• Task details: Retype the lines beneath this one, from the first through the line containing "const years = ['2018', '2019', '2020', '2021', '2022', '2023'];". Pictures are left out.

Code that draws figures
>>>>

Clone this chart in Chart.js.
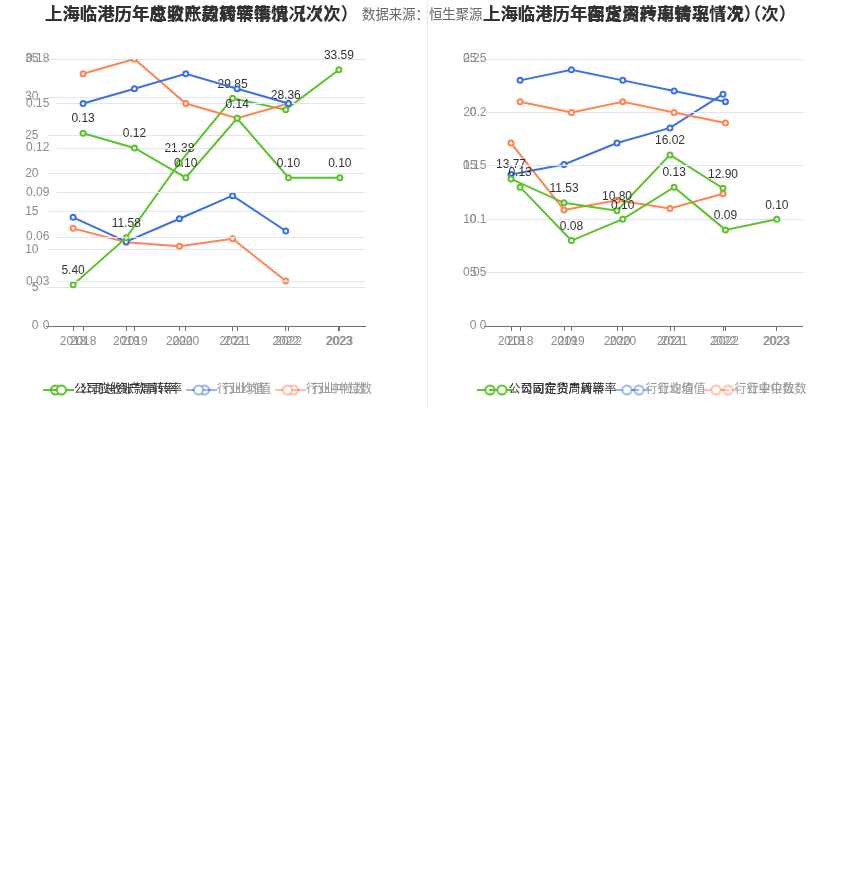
<!DOCTYPE html>
<html>
<head>
<meta charset="utf-8">
<script src="https://cdn.jsdelivr.net/npm/chart.js@4.4.1/dist/chart.umd.min.js"></script>
<style>
  html, body { margin: 0; padding: 0; background: #fff; }
  body { width: 850px; height: 890px; position: relative; overflow: hidden;
         font-family: 'Liberation Sans', 'Noto Sans CJK SC', sans-serif; }
  .box { position: absolute; top: 0; width: 400px; height: 410px; }
  .title { position: absolute; top: 2px; font-size: 17.4px; line-height: 22px; font-weight: bold;
           color: #333; white-space: nowrap; font-family: 'Noto Sans CJK SC', sans-serif; }
  .source { position: absolute; top: 3px; left: 362px; font-size: 13.4px; line-height: 20px;
            color: #666; white-space: nowrap; font-family: 'Noto Sans CJK SC', sans-serif; }
  .sep { position: absolute; left: 427px; top: 0; width: 1px; height: 408px; background: #ececec; }
</style>
</head>
<body>
<div class="sep"></div>
<div class="box" style="left:0"><canvas id="cA"></canvas></div>
<div class="box" style="left:0"><canvas id="cB"></canvas></div>
<div class="box" style="left:437px"><canvas id="cC"></canvas></div>
<div class="box" style="left:437px"><canvas id="cD"></canvas></div>
<div class="title" style="left:45px">上海临港历年应收账款周转率情况（次）</div>
<div class="title" style="left:45px">上海临港历年总资产周转率情况（次）</div>
<div class="source">数据来源：恒生聚源</div>
<div class="title" style="left:483px">上海临港历年固定资产周转率情况（次）</div>
<div class="title" style="left:483px">上海临港历年存货周转率情况（次）</div>
<script>
// ---------- data ----------
const years = ['2018', '2019', '2020', '2021', '2022', '2023'];

// 应收账款周转率 (left panel, scale 0-35)
const arCompany = [5.40, 11.58, 21.38, 29.85, 28.36, 33.59];
const arIndustryMean = [14.25, 11.05, 14.06, 17.08, 12.45, null];
const arIndustryMedian = [12.80, 10.97, 10.45, 11.44, 5.90, null];

// 总资产周转率 (left panel, scale 0-0.18)
const taCompany = [0.13, 0.12, 0.10, 0.14, 0.10, 0.10];
const taIndustryMean = [0.15, 0.16, 0.17, 0.16, 0.15, null];
const taIndustryMedian = [0.17, 0.18, 0.15, 0.14, 0.15, null];

// 固定资产周转率 (right panel, scale 0-25)
const faCompany = [13.77, 11.53, 10.80, 16.02, 12.90, null];
const faIndustryMean = [14.19, 15.13, 17.13, 18.55, 21.71, null];
const faIndustryMedian = [17.13, 10.87, 11.78, 11.00, 12.38, null];

// 存货周转率 (right panel, scale 0-0.25)
const invCompany = [0.13, 0.08, 0.10, 0.13, 0.09, 0.10];
const invIndustryMean = [0.23, 0.24, 0.23, 0.22, 0.21, null];
const invIndustryMedian = [0.21, 0.20, 0.21, 0.20, 0.19, null];

const seriesNames = {
  A: ['公司应收账款周转率', '行业均值', '行业中位数'],
  B: ['公司总资产周转率', '行业均值', '行业中位数'],
  C: ['公司固定资产周转率', '行业均值', '行业中位数'],
  D: ['公司存货周转率', '行业均值', '行业中位数']
};

// ---------- styles ----------
const GREEN = '#5ac42a', BLUE = '#3b72e3', ORANGE = '#ff8450';
const FONT = "'Liberation Sans', 'Noto Sans CJK SC', sans-serif";
Chart.defaults.font.family = FONT;
Chart.defaults.font.size = 12;

function makeIcon(color) {
  const c = document.createElement('canvas');
  c.width = 25; c.height = 14;
  const g = c.getContext('2d');
  g.strokeStyle = color; g.lineWidth = 2;
  g.beginPath(); g.moveTo(0, 7); g.lineTo(25, 7); g.stroke();
  g.beginPath(); g.arc(12.5, 7, 4.5, 0, Math.PI * 2);
  g.fillStyle = '#fff'; g.fill(); g.stroke();
  return c;
}
const icons = [makeIcon(GREEN), makeIcon('rgba(59,114,227,0.5)'), makeIcon('rgba(255,132,80,0.5)')];
const legendTextColors = ['#333', '#999', '#999'];

const valueLabels = {
  id: 'valueLabels',
  afterDatasetsDraw(chart, args, opts) {
    const ctx = chart.ctx;
    const meta = chart.getDatasetMeta(0);
    const data = chart.data.datasets[0].data;
    ctx.save();
    ctx.font = '12px ' + FONT;
    ctx.fillStyle = '#333';
    ctx.textAlign = 'center';
    ctx.textBaseline = 'middle';
    meta.data.forEach((pt, i) => {
      if (data[i] === null || data[i] === undefined) return;
      ctx.fillText(data[i].toFixed(2), pt.x, pt.y - 14);
    });
    ctx.restore();
  }
};

const legendShift = {
  id: 'legendShift',
  afterLayout(chart, args, opts) {
    const l = chart.legend;
    if (l && opts && opts.dx) { l.left += opts.dx; l.right += opts.dx; }
  }
};

function ds(label, data, color) {
  return {
    label, data,
    borderColor: color, backgroundColor: color,
    borderWidth: 2, tension: 0,
    pointRadius: 2.5, pointHoverRadius: 2.5,
    pointBorderWidth: 2, pointBackgroundColor: '#fff', pointBorderColor: color,
    spanGaps: false
  };
}

function build(id, names, series, yMax, yStep, yAxisWidth, dx, decimals) {
  new Chart(document.getElementById(id), {
    type: 'line',
    data: {
      labels: years,
      datasets: [
        ds(names[0], series[0], GREEN),
        ds(names[1], series[1], BLUE),
        ds(names[2], series[2], ORANGE)
      ]
    },
    plugins: [valueLabels, legendShift],
    options: {
      responsive: true, maintainAspectRatio: false, animation: false,
      events: [],
      layout: { padding: { left: 0, right: 34.5, top: 59, bottom: 4 } },
      plugins: {
        title: { display: false },
        tooltip: { enabled: false },
        legendShift: { dx },
        legend: {
          display: true, position: 'bottom',
          labels: {
            usePointStyle: true, pointStyleWidth: 25, boxHeight: 12,
            padding: 10, font: { size: 12 },
            generateLabels(chart) {
              const items = Chart.defaults.plugins.legend.labels.generateLabels(chart);
              return items.map((it, i) => Object.assign(it, {
                pointStyle: icons[i], fontColor: legendTextColors[i]
              }));
            }
          }
        }
      },
      scales: {
        x: {
          type: 'category', offset: true,
          grid: { display: true, drawOnChartArea: false, drawTicks: true, tickLength: 5, color: '#6E7079', offset: false },
          border: { display: true, color: '#6E7079', width: 1 },
          ticks: { color: '#8c8c8c', font: { size: 12 }, padding: 3, maxRotation: 0, autoSkip: false },
          afterFit(scale) { scale.height = 48; }
        },
        y: {
          min: 0, max: yMax,
          grid: { color: '#E0E6F1', drawTicks: false, lineWidth: 1 },
          border: { display: false },
          ticks: {
            stepSize: yStep, padding: 8, color: '#8c8c8c', font: { size: 12 },
            callback: v => String(Number(v.toFixed(decimals)))
          },
          afterFit(scale) { scale.width = yAxisWidth; }
        }
      }
    }
  });
}

build('cA', seriesNames.A, [arCompany, arIndustryMean, arIndustryMedian], 35, 5, 46.5, 24.75, 0);
build('cB', seriesNames.B, [taCompany, taIndustryMean, taIndustryMedian], 0.18, 0.03, 57.4, 24.75, 2);
build('cC', seriesNames.C, [faCompany, faIndustryMean, faIndustryMedian], 25, 5, 47.5, 22.25, 0);
build('cD', seriesNames.D, [invCompany, invIndustryMean, invIndustryMedian], 0.25, 0.05, 57.4, 22.25, 2);
</script>
</body>
</html>
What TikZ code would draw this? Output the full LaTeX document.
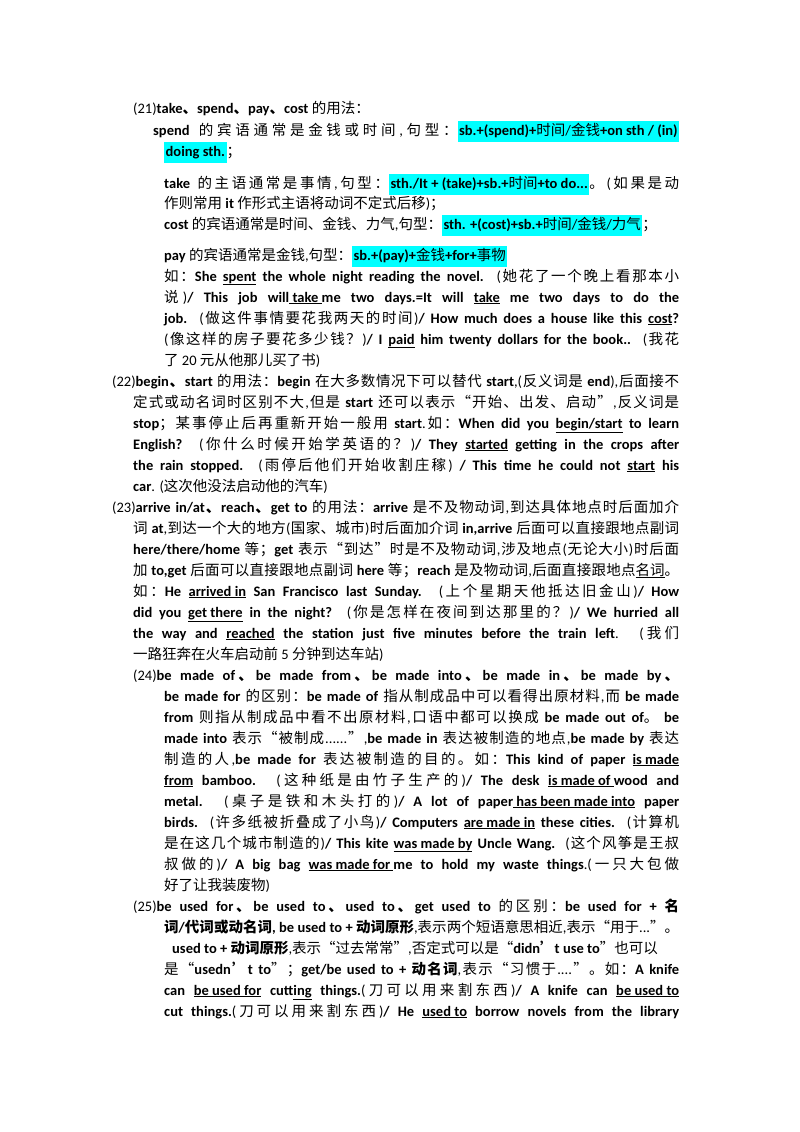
\documentclass[tikz,border=0pt]{standalone}
\usepackage{fontspec}
\setmainfont{Carlito}
\newfontfamily\cjkf{Noto Sans CJK SC}
\newXeTeXintercharclass\myCJK
\makeatletter
\count@="4E00
\loop \XeTeXcharclass\count@=\myCJK \advance\count@ 1 \ifnum\count@<"A000 \repeat
\count@="3000
\loop \XeTeXcharclass\count@=\myCJK \advance\count@ 1 \ifnum\count@<"3040 \repeat
\count@="FF00
\loop \XeTeXcharclass\count@=\myCJK \advance\count@ 1 \ifnum\count@<"FFF0 \repeat
\makeatother
\XeTeXcharclass"201C=\myCJK
\XeTeXcharclass"201D=\myCJK
\XeTeXcharclass"2019=\myCJK
\XeTeXinterchartoks 0 \myCJK = {\cjkf\hskip0pt plus 1pt}
\XeTeXinterchartoks 4095 \myCJK = {\cjkf}
\XeTeXinterchartoks \myCJK 0 = {\rmfamily\hskip0pt plus 1pt}
\XeTeXinterchartoks \myCJK 4095 = {\rmfamily}
\XeTeXinterchartoks \myCJK \myCJK = {\hskip0pt plus 1pt}
\XeTeXinterchartokenstate=1
\definecolor{hlc}{RGB}{0,255,255}
\newcommand\hl[1]{{\setlength\fboxsep{1.5pt}\colorbox{hlc}{\strut#1}}}
\newcommand\ul[1]{\underline{#1}}
\newcommand\T[4]{\node[txt] (#1) at (#2pt,-#3pt) {#4};}
\newcommand\J[4]{\pgfmathsetlengthmacro\jw{679pt-#2pt}\node[txt] (#1) at (#2pt,-#3pt) {\hbox to \jw{#4}};}
\tikzset{txt/.style={anchor=base west,inner sep=0pt,font=\fontsize{14.5}{18}\selectfont}}
\begin{document}
\begin{tikzpicture}
\useasboundingbox[fill=white] (0,0) rectangle (800pt,-1132pt);
\T{a1}{133}{113}{(21)\textbf{take、spend、pay、cost} 的用法：}
\J{a2}{153}{135}{\textbf{spend} 的宾语通常是金钱或时间,句型：\hl{\textbf{sb.+(spend)+}时间/金钱\textbf{+on sth / (in)}}}
\T{a3}{164}{156}{\hl{\textbf{doing sth.}}；}
\J{a4}{164}{188}{\textbf{take} 的主语通常是事情,句型：\hl{\textbf{sth./It + (take)+sb.+}时间\textbf{+to do...}}。(如果是动}
\T{a5}{164}{208}{作则常用 \textbf{it} 作形式主语将动词不定式后移)；}
\T{a6}{164}{229}{\textbf{cost} 的宾语通常是时间、金钱、力气,句型：\hl{\textbf{sth. +(cost)+sb.+}时间/金钱/力气}；}
\T{a7}{164}{260}{\textbf{pay} 的宾语通常是金钱,句型：\hl{\textbf{sb.+(pay)+}金钱\textbf{+for+}事物}}
\J{a8}{164}{281}{如：\textbf{She \ul{spent} the whole night reading the novel.} (她花了一个晚上看那本小}
\J{a9}{164}{302}{说)\textbf{/ This job will\ul{ take }me two days.=It will \ul{take} me two days to do the}}
\J{a10}{164}{323}{\textbf{job.} (做这件事情要花我两天的时间)\textbf{/ How much does a house like this \ul{cost}?}}
\J{a11}{164}{344}{(像这样的房子要花多少钱？)\textbf{/ I \ul{paid} him twenty dollars for the book..} (我花}
\T{a12}{164}{365}{了 20 元从他那儿买了书)}
\J{b1}{112}{386}{(22)\textbf{begin、start} 的用法：\textbf{begin} 在大多数情况下可以替代 \textbf{start},(反义词是 \textbf{end}),后面接不}
\J{b2}{133}{407}{定式或动名词时区别不大,但是 \textbf{start} 还可以表示“开始、出发、启动”,反义词是}
\J{b3}{133}{428}{\textbf{stop}；某事停止后再重新开始一般用 \textbf{start}.如：\textbf{When did you \ul{begin/start} to learn}}
\J{b4}{133}{449}{\textbf{English?} (你什么时候开始学英语的？)\textbf{/ They \ul{started} getting in the crops after}}
\J{b5}{133}{470}{\textbf{the rain stopped.} (雨停后他们开始收割庄稼) \textbf{/ This time he could not \ul{start} his}}
\T{b6}{133}{491}{\textbf{car}. (这次他没法启动他的汽车)}
\J{c1}{112}{512}{(23)\textbf{arrive in/at、reach、get to} 的用法：\textbf{arrive} 是不及物动词,到达具体地点时后面加介}
\J{c2}{133}{533}{词 \textbf{at},到达一个大的地方(国家、城市)时后面加介词 \textbf{in,arrive} 后面可以直接跟地点副词}
\J{c3}{133}{554}{\textbf{here/there/home} 等；\textbf{get} 表示“到达”时是不及物动词,涉及地点(无论大小)时后面}
\J{c4}{133}{575}{加 \textbf{to,get} 后面可以直接跟地点副词 \textbf{here} 等；\textbf{reach} 是及物动词,后面直接跟地点\ul{名词}。}
\J{c5}{133}{596}{如：\textbf{He \ul{arrived in} San Francisco last Sunday.} (上个星期天他抵达旧金山)\textbf{/ How}}
\J{c6}{133}{617}{\textbf{did you \ul{get there} in the night?} (你是怎样在夜间到达那里的？)\textbf{/ We hurried all}}
\J{c7}{133}{638}{\textbf{the way and \ul{reached} the station just five minutes before the train left}. (我们}
\T{c8}{133}{659}{一路狂奔在火车启动前 5 分钟到达车站)}
\J{d1}{133}{680}{(24)\textbf{be made of、be made from、be made into、be made in、be made by、}}
\J{d2}{164}{701}{\textbf{be made for} 的区别：\textbf{be made of} 指从制成品中可以看得出原材料,而 \textbf{be made}}
\J{d3}{164}{722}{\textbf{from} 则指从制成品中看不出原材料,口语中都可以换成 \textbf{be made out of}。 \textbf{be}}
\J{d4}{164}{743}{\textbf{made into} 表示“被制成......”,\textbf{be made in} 表达被制造的地点,\textbf{be made by} 表达}
\J{d5}{164}{764}{制造的人,\textbf{be made for} 表达被制造的目的。如：\textbf{This kind of paper \ul{is made}}}
\J{d6}{164}{785}{\textbf{\ul{from} bamboo.} (这种纸是由竹子生产的)\textbf{/ The desk \ul{is made of }wood and}}
\J{d7}{164}{806}{\textbf{metal.} (桌子是铁和木头打的)\textbf{/ A lot of paper\ul{ has been made into} paper}}
\J{d8}{164}{827}{\textbf{birds.} (许多纸被折叠成了小鸟)\textbf{/ Computers \ul{are made in} these cities.} (计算机}
\J{d9}{164}{848}{是在这几个城市制造的)\textbf{/ This kite \ul{was made by} Uncle Wang.} (这个风筝是王叔}
\J{d10}{164}{869}{叔做的)\textbf{/ A big bag \ul{was made for }me to hold my waste things}.(一只大包做}
\T{d11}{164}{890}{好了让我装废物)}
\J{e1}{133}{911}{(25)\textbf{be used for、be used to、used to、get used to} 的区别：\textbf{be used for + 名}}
\J{e2}{164}{932}{\textbf{词/代词或动名词, be used to + 动词原形},表示两个短语意思相近,表示“用于...”。}
\T{e3}{172}{953}{\textbf{used to + 动词原形},表示“过去常常”,否定式可以是“\textbf{didn’t use to}”也可以}
\J{e4}{164}{974}{是“\textbf{usedn’t to}”；\textbf{get/be used to + 动名词},表示“习惯于....”。如：\textbf{A knife}}
\J{e5}{164}{995}{\textbf{can \ul{be used for} cutt\ul{ing} things.}(刀可以用来割东西)\textbf{/ A knife can \ul{be used to}}}
\J{e6}{164}{1016}{\textbf{cut things.}(刀可以用来割东西)\textbf{/ He \ul{used to} borrow novels from the library}}
\end{tikzpicture}
\end{document}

<<<<

• Exercise response:
Clone this chart in Chart.js.
<!DOCTYPE html>
<html>
<head>
<meta charset="utf-8">
<script src="https://cdn.jsdelivr.net/npm/chart.js@4.4.1/dist/chart.umd.min.js"></script>
<style>
  html, body { margin: 0; padding: 0; background: #fff; }
  body { width: 850px; height: 890px; position: relative; overflow: hidden;
         font-family: 'Liberation Sans', 'Noto Sans CJK SC', sans-serif; }
  .box { position: absolute; top: 0; width: 400px; height: 410px; }
  .title { position: absolute; top: 2px; font-size: 17.4px; line-height: 22px; font-weight: bold;
           color: #333; white-space: nowrap; font-family: 'Noto Sans CJK SC', sans-serif; }
  .source { position: absolute; top: 3px; left: 362px; font-size: 13.4px; line-height: 20px;
            color: #666; white-space: nowrap; font-family: 'Noto Sans CJK SC', sans-serif; }
  .sep { position: absolute; left: 427px; top: 0; width: 1px; height: 408px; background: #ececec; }
</style>
</head>
<body>
<div class="sep"></div>
<div class="box" style="left:0"><canvas id="cA"></canvas></div>
<div class="box" style="left:0"><canvas id="cB"></canvas></div>
<div class="box" style="left:437px"><canvas id="cC"></canvas></div>
<div class="box" style="left:437px"><canvas id="cD"></canvas></div>
<div class="title" style="left:45px">上海临港历年应收账款周转率情况（次）</div>
<div class="title" style="left:45px">上海临港历年总资产周转率情况（次）</div>
<div class="source">数据来源：恒生聚源</div>
<div class="title" style="left:483px">上海临港历年固定资产周转率情况（次）</div>
<div class="title" style="left:483px">上海临港历年存货周转率情况（次）</div>
<script>
// ---------- data ----------
const years = ['2018', '2019', '2020', '2021', '2022', '2023'];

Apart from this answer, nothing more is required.